▶ **Exercise description**: In the listing below, identify each line with the word "document" and return those lines.

═════ Dataset section ═════

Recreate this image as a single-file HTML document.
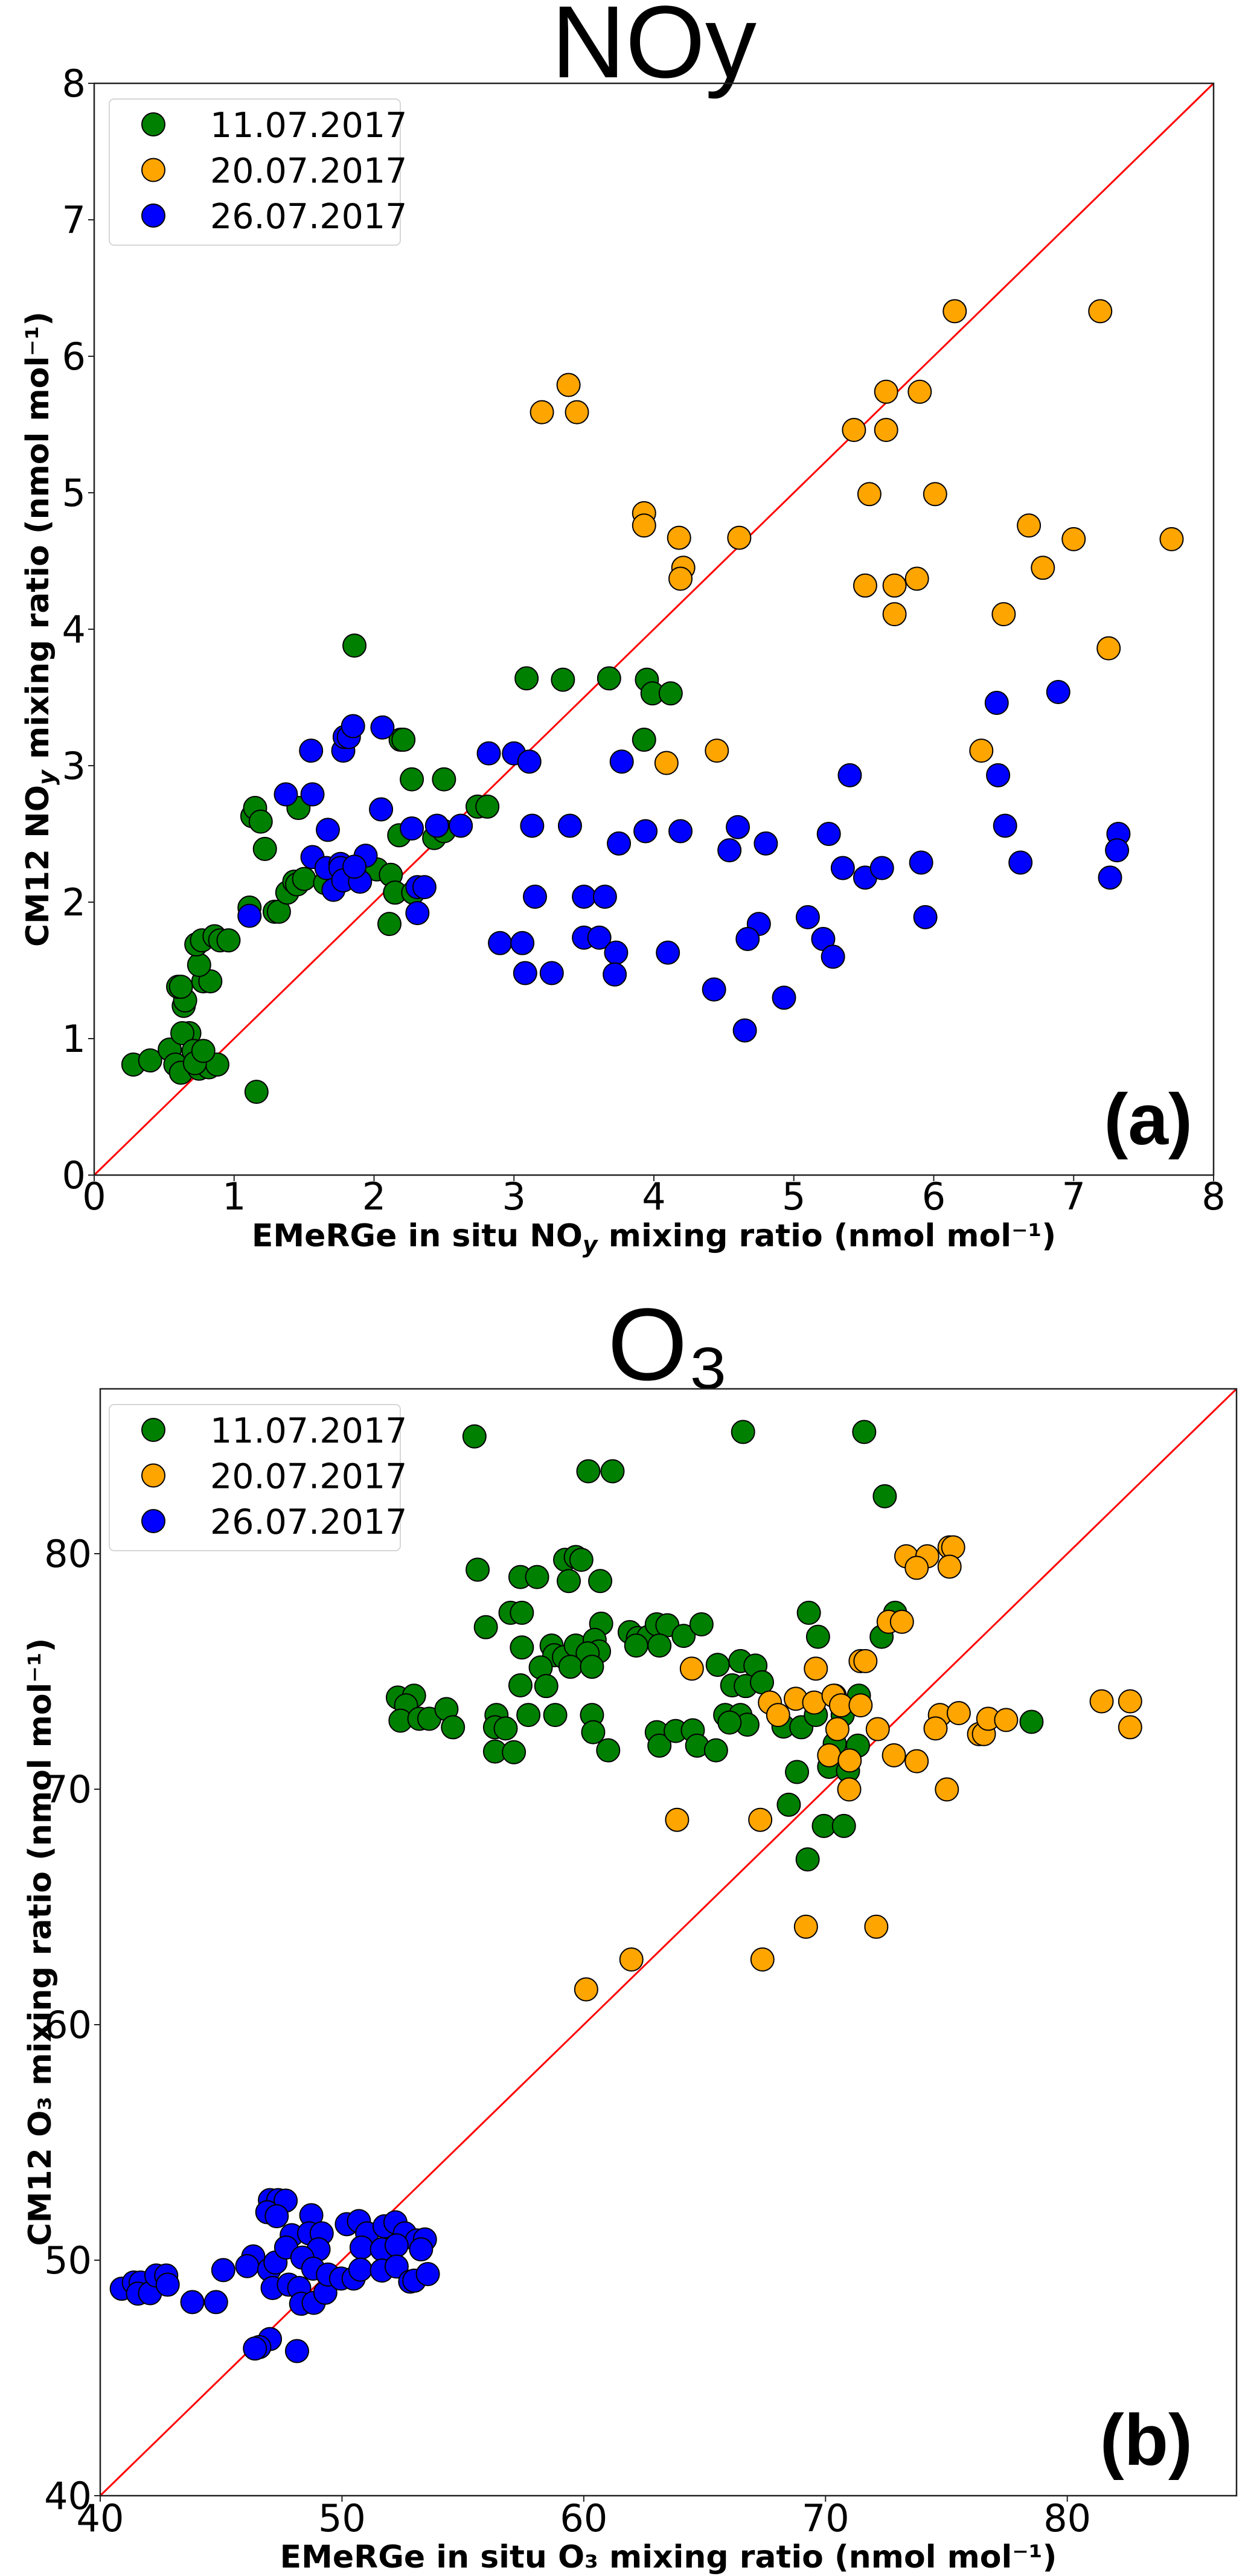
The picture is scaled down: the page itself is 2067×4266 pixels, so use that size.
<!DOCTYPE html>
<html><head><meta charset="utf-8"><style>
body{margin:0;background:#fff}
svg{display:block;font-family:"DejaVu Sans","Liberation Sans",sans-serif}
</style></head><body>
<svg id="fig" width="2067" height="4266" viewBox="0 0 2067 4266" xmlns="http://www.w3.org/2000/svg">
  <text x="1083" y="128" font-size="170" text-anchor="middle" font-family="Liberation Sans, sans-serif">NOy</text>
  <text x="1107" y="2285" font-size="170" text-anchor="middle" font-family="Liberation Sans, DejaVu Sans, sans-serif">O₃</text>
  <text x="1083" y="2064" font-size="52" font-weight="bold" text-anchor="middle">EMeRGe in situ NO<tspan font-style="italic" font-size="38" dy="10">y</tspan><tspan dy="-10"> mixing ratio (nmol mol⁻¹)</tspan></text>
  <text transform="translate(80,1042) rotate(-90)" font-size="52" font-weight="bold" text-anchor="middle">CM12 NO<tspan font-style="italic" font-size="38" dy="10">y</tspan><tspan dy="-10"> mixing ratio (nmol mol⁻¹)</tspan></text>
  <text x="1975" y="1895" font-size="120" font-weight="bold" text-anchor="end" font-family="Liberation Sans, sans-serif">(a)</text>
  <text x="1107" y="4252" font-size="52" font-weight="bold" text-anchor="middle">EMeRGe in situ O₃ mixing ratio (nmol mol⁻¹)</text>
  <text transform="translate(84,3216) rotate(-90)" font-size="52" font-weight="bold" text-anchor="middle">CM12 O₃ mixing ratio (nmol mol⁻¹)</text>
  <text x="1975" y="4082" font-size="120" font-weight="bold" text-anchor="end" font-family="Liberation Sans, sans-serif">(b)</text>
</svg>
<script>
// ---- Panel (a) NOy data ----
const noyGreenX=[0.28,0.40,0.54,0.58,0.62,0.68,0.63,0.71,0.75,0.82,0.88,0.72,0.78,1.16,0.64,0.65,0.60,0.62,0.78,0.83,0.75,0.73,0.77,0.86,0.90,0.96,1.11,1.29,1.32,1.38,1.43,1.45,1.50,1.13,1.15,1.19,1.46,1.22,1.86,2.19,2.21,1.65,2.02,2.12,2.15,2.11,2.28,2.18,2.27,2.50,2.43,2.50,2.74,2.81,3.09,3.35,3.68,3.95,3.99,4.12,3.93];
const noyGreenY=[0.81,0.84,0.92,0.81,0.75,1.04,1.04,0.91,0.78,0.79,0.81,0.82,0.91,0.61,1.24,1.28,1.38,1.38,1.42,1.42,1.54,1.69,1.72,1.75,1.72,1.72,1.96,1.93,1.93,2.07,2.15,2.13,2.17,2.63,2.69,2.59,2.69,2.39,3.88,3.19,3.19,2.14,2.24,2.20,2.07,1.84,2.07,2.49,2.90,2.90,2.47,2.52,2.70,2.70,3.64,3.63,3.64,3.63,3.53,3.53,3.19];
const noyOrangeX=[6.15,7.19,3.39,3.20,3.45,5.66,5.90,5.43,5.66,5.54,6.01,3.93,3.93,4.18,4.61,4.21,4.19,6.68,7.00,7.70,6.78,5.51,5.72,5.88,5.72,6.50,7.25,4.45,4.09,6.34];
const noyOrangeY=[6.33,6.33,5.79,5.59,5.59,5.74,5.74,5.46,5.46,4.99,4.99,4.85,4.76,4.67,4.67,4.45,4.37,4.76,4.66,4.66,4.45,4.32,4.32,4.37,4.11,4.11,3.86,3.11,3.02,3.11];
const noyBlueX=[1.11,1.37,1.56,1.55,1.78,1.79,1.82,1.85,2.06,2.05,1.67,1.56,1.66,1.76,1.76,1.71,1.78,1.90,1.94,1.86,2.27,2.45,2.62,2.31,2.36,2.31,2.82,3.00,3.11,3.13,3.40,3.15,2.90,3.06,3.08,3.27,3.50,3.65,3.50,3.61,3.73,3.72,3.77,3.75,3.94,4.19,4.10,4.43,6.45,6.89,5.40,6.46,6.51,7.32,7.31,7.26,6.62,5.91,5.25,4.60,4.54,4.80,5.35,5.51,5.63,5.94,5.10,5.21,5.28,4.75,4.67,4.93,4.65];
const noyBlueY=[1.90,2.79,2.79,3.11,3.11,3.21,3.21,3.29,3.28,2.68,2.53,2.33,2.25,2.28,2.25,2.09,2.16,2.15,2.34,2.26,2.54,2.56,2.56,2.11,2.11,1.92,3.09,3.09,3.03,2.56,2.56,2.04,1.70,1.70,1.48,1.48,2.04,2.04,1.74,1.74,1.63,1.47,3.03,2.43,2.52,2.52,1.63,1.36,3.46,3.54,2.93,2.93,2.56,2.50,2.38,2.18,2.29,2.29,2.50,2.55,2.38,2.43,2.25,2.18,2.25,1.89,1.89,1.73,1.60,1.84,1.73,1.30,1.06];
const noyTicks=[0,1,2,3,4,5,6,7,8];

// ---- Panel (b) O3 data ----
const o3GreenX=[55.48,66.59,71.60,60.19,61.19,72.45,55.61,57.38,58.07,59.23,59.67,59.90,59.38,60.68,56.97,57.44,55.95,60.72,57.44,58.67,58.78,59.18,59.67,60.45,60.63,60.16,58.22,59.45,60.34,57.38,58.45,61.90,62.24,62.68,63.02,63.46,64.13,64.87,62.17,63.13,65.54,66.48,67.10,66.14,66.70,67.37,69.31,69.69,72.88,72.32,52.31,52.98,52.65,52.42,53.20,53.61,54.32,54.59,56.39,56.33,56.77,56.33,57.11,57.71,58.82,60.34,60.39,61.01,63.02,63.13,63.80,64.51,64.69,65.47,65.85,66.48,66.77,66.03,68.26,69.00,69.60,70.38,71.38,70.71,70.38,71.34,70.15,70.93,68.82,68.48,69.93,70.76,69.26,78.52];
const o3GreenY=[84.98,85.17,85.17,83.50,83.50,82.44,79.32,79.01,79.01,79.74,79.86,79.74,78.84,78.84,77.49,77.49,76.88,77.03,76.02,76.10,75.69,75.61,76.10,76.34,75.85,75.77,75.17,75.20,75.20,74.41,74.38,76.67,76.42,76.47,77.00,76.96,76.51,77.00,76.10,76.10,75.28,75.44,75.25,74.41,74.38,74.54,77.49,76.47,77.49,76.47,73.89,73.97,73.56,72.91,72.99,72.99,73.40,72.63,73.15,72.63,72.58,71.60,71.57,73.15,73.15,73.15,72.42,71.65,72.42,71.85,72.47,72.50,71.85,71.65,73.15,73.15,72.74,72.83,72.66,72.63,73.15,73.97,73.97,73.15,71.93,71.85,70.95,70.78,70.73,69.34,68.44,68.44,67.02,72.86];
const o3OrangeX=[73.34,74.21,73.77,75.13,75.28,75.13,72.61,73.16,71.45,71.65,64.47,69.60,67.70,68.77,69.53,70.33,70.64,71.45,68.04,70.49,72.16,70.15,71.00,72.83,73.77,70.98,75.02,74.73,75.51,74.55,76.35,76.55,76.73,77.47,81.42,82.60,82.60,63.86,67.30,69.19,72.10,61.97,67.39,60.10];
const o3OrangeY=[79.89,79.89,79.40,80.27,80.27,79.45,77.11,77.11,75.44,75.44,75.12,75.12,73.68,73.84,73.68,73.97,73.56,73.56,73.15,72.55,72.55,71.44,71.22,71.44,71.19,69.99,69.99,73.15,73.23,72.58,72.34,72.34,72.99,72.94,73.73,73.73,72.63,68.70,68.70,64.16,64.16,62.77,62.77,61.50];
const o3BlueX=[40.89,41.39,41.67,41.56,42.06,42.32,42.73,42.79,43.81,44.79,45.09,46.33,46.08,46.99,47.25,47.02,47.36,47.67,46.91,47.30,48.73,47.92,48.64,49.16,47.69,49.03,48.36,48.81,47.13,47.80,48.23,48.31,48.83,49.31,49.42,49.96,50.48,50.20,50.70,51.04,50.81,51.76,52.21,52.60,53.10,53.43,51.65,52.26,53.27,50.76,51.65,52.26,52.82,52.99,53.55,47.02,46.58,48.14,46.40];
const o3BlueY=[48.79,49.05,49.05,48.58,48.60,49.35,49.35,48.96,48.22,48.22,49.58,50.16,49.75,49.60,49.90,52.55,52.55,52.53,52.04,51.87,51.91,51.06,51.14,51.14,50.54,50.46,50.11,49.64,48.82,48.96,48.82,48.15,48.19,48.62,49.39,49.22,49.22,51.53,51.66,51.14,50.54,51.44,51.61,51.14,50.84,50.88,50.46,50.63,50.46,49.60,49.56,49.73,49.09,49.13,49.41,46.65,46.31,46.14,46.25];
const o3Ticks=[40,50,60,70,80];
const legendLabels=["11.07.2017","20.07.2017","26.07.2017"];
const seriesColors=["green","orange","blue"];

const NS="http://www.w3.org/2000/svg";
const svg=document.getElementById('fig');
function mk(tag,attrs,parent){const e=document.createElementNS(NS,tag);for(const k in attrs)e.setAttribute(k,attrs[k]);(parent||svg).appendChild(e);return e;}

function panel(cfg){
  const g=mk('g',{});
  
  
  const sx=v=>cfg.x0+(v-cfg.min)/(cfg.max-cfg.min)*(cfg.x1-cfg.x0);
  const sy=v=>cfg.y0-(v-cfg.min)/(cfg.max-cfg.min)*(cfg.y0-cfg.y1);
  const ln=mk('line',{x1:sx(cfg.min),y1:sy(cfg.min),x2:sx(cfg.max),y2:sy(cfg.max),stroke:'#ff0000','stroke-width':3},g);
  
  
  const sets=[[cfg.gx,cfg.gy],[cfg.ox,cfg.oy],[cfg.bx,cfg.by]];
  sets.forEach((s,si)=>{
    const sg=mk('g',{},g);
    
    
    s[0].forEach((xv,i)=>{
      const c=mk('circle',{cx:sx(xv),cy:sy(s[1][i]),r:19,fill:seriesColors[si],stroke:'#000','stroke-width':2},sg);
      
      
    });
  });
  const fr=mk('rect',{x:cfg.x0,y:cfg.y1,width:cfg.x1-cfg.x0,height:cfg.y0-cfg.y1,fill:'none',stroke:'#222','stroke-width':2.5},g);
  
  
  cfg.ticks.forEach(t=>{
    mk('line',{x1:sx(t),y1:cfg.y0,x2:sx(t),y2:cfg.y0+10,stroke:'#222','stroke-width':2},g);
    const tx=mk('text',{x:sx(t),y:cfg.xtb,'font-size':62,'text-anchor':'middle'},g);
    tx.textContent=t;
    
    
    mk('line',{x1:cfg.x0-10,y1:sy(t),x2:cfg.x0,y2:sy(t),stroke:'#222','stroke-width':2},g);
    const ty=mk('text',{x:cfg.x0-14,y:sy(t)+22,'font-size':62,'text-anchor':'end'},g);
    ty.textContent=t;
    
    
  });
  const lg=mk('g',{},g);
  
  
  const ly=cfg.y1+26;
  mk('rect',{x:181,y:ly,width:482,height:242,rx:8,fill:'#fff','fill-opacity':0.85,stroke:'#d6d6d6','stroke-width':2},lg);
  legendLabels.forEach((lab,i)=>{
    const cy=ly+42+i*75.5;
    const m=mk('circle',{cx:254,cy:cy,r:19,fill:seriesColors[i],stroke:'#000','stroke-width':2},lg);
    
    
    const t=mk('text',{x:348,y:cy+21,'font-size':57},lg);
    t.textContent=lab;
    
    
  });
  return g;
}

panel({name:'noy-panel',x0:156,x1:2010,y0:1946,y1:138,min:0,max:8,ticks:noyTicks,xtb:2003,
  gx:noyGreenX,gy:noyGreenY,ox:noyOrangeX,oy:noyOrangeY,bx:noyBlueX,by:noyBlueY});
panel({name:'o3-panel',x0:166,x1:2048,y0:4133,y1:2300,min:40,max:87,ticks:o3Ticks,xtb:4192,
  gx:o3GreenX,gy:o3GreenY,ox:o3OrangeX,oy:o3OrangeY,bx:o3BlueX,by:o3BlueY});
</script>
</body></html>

═════

▶ **Result of this task**:
Recreate this image as a single-file HTML document.
const svg=document.getElementById('fig');
function mk(tag,attrs,parent){const e=document.createElementNS(NS,tag);for(const k in attrs)e.setAttribute(k,attrs[k]);(parent||svg).appendChild(e);return e;}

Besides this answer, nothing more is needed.